#### [To do]
Pictures stay out of this copy, which runs from the first line of the material through the line containing "import plotly.graph_objects as go".

|---|

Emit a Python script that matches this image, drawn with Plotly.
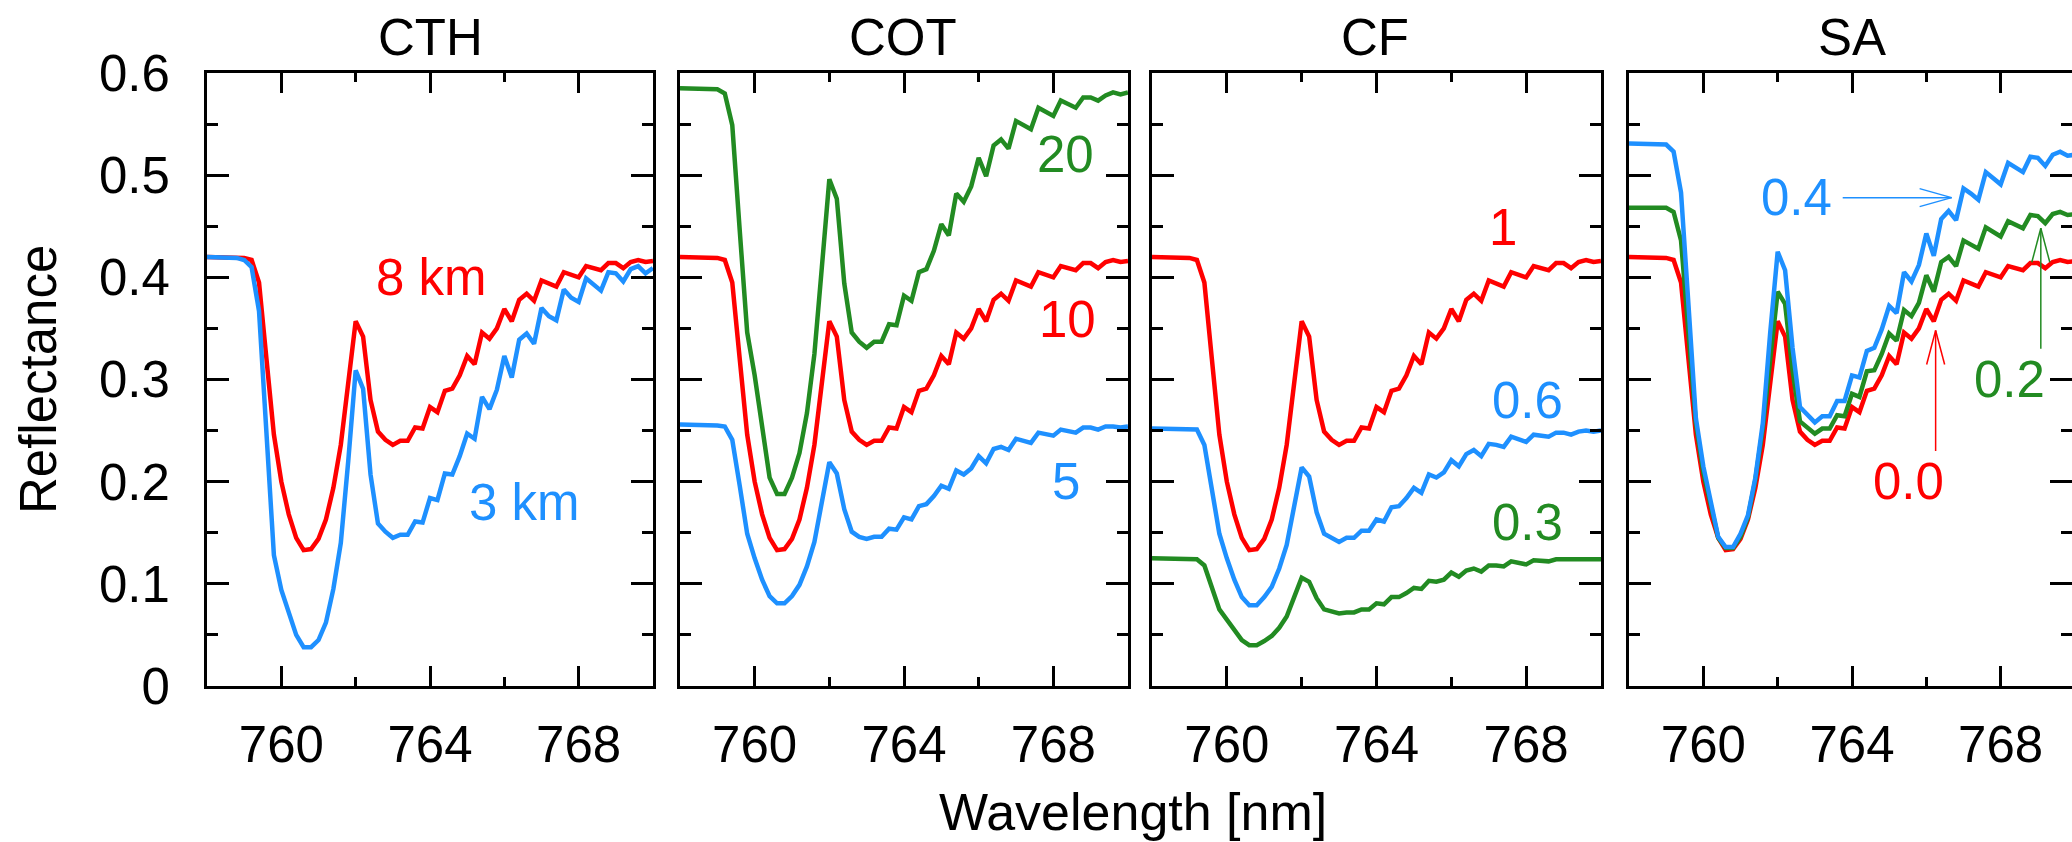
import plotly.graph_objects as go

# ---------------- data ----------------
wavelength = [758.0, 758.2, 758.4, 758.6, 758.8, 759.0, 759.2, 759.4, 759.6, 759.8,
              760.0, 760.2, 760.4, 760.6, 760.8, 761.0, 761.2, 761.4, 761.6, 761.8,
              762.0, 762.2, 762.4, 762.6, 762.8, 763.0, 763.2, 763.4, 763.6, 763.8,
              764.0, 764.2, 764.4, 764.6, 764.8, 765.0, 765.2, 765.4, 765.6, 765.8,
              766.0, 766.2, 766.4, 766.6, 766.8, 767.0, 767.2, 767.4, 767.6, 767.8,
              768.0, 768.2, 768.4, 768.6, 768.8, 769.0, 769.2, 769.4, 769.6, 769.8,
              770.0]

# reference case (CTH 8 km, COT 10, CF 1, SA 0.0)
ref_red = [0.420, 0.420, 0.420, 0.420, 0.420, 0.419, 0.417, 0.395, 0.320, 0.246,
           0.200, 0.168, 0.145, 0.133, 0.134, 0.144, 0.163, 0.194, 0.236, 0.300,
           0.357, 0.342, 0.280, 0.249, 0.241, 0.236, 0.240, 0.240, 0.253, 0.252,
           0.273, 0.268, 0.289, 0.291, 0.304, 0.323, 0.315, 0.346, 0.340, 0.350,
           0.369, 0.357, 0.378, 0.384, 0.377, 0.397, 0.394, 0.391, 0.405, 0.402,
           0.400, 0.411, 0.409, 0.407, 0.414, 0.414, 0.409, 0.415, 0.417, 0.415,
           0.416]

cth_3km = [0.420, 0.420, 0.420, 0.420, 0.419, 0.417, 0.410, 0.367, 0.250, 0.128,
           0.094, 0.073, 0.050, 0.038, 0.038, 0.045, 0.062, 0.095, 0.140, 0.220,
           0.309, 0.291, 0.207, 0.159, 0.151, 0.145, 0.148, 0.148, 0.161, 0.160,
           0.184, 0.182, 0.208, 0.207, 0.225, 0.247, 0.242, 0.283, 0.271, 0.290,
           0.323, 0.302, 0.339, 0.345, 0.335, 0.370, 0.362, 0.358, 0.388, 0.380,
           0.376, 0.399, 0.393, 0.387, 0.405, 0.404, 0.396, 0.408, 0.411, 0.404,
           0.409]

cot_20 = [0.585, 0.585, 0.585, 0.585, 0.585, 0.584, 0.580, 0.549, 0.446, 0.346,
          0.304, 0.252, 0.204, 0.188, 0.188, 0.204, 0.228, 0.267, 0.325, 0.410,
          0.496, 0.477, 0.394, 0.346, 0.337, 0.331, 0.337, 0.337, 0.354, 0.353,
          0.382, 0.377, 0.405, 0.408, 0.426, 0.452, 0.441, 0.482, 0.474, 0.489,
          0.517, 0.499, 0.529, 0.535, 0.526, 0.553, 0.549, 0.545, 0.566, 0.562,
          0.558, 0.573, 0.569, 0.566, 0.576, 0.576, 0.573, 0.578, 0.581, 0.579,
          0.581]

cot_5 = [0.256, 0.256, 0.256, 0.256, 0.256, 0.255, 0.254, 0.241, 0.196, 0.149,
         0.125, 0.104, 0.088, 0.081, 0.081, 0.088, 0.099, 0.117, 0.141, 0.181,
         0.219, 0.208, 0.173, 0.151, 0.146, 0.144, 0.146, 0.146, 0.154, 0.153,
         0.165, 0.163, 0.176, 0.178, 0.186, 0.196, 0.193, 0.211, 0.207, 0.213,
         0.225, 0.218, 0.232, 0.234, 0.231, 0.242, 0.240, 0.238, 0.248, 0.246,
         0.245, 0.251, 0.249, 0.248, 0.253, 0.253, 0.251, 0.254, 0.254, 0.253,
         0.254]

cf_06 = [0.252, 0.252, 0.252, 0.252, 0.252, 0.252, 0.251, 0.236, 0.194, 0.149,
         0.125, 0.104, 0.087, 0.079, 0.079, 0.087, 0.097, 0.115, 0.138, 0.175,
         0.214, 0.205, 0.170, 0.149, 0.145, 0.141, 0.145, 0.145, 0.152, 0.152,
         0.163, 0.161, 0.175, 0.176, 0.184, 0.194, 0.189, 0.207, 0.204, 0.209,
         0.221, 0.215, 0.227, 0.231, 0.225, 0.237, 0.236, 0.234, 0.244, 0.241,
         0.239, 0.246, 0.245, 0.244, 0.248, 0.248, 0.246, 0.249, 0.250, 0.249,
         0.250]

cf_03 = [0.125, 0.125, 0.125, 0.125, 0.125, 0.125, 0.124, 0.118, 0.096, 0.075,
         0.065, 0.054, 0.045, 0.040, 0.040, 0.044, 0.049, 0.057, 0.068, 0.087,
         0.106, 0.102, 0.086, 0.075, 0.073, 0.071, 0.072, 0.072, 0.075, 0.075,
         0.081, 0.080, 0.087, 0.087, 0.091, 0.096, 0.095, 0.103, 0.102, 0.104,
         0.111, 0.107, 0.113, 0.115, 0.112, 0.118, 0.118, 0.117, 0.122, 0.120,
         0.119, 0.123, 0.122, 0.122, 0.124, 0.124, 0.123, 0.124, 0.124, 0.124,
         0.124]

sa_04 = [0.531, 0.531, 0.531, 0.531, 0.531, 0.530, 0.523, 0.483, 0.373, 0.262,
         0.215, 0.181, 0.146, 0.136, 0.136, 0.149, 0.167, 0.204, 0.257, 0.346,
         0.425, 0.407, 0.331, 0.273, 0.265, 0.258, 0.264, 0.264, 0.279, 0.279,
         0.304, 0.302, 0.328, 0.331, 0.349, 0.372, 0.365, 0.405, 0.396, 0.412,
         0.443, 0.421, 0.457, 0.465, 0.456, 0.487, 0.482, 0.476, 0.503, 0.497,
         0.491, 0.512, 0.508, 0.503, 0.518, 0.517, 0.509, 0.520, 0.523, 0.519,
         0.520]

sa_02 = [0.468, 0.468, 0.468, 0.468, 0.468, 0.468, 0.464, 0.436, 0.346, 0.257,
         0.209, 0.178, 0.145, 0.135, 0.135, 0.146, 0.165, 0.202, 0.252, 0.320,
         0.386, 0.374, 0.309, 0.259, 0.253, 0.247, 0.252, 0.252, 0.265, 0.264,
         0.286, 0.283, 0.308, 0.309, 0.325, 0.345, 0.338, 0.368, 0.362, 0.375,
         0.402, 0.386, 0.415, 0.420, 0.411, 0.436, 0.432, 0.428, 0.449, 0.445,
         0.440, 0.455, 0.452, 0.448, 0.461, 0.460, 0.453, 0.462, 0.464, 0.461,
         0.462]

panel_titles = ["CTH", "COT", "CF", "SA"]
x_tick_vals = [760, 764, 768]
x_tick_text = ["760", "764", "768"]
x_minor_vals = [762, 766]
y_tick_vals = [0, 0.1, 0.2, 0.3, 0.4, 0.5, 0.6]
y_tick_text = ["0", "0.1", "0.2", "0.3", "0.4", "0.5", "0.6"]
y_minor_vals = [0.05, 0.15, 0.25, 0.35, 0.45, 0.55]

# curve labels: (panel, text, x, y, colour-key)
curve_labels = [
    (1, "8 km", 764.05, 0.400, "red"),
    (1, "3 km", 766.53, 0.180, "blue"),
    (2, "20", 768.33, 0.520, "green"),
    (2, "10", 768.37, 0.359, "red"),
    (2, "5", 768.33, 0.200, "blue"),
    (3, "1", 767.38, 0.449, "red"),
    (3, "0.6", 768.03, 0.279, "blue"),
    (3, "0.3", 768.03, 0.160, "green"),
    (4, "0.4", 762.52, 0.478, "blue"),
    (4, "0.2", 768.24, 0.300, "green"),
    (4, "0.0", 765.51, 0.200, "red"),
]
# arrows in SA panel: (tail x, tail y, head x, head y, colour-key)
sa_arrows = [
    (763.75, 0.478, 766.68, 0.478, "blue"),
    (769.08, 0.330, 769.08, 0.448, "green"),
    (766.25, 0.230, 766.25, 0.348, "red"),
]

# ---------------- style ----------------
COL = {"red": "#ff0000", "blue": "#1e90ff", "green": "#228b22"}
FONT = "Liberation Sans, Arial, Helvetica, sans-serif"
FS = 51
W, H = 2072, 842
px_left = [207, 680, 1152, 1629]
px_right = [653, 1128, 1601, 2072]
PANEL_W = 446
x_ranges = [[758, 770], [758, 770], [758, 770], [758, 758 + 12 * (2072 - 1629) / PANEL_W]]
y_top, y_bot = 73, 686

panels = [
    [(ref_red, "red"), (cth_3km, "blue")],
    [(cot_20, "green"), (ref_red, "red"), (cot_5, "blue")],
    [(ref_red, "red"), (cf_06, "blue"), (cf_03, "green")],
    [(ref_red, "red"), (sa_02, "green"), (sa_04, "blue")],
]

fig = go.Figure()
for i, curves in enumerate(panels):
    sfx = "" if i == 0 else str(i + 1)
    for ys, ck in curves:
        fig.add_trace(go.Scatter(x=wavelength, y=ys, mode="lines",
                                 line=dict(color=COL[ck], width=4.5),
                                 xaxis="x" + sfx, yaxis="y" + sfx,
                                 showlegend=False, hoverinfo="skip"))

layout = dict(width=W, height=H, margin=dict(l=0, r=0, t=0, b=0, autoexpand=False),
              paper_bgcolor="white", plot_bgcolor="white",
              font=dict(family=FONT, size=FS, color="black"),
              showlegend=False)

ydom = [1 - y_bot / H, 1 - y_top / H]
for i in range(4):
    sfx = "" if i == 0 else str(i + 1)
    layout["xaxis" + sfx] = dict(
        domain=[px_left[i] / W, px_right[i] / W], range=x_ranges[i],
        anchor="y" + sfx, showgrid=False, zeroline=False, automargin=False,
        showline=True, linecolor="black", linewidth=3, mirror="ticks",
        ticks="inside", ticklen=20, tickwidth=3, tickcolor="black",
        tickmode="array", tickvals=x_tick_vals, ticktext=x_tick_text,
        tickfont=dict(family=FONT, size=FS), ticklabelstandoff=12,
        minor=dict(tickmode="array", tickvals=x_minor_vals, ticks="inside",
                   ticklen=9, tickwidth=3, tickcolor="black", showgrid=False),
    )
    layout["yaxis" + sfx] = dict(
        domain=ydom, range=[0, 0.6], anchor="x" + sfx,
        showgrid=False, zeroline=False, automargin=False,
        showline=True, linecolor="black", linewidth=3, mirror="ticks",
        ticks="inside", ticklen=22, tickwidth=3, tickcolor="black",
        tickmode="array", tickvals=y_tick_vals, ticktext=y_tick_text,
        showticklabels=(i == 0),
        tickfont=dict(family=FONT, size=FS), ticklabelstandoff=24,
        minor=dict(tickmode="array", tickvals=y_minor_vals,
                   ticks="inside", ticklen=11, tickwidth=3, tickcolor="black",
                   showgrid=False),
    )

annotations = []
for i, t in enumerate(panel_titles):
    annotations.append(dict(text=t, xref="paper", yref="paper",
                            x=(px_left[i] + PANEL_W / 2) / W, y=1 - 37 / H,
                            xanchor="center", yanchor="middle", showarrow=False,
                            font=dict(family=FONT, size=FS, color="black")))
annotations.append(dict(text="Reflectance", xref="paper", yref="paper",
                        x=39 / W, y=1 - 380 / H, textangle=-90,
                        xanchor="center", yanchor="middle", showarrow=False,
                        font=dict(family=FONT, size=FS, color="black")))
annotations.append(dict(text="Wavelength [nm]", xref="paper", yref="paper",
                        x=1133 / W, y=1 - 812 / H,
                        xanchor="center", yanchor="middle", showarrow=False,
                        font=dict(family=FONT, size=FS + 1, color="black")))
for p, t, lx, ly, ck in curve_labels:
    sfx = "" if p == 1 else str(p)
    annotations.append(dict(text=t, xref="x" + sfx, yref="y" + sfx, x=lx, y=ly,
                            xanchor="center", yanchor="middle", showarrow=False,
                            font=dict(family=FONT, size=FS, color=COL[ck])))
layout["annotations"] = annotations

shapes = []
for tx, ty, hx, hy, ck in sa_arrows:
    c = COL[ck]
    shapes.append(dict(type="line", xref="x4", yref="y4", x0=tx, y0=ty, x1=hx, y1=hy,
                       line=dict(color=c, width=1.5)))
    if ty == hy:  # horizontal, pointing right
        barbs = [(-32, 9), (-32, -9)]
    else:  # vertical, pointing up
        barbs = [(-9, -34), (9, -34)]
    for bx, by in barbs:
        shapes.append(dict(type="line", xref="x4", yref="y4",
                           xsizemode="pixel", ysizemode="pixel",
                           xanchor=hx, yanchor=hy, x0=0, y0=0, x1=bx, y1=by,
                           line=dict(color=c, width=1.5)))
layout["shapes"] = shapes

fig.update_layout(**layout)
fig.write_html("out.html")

|---|

#### [Exercise result]
Emit a Python script that matches this image, drawn with Plotly.
import plotly.graph_objects as go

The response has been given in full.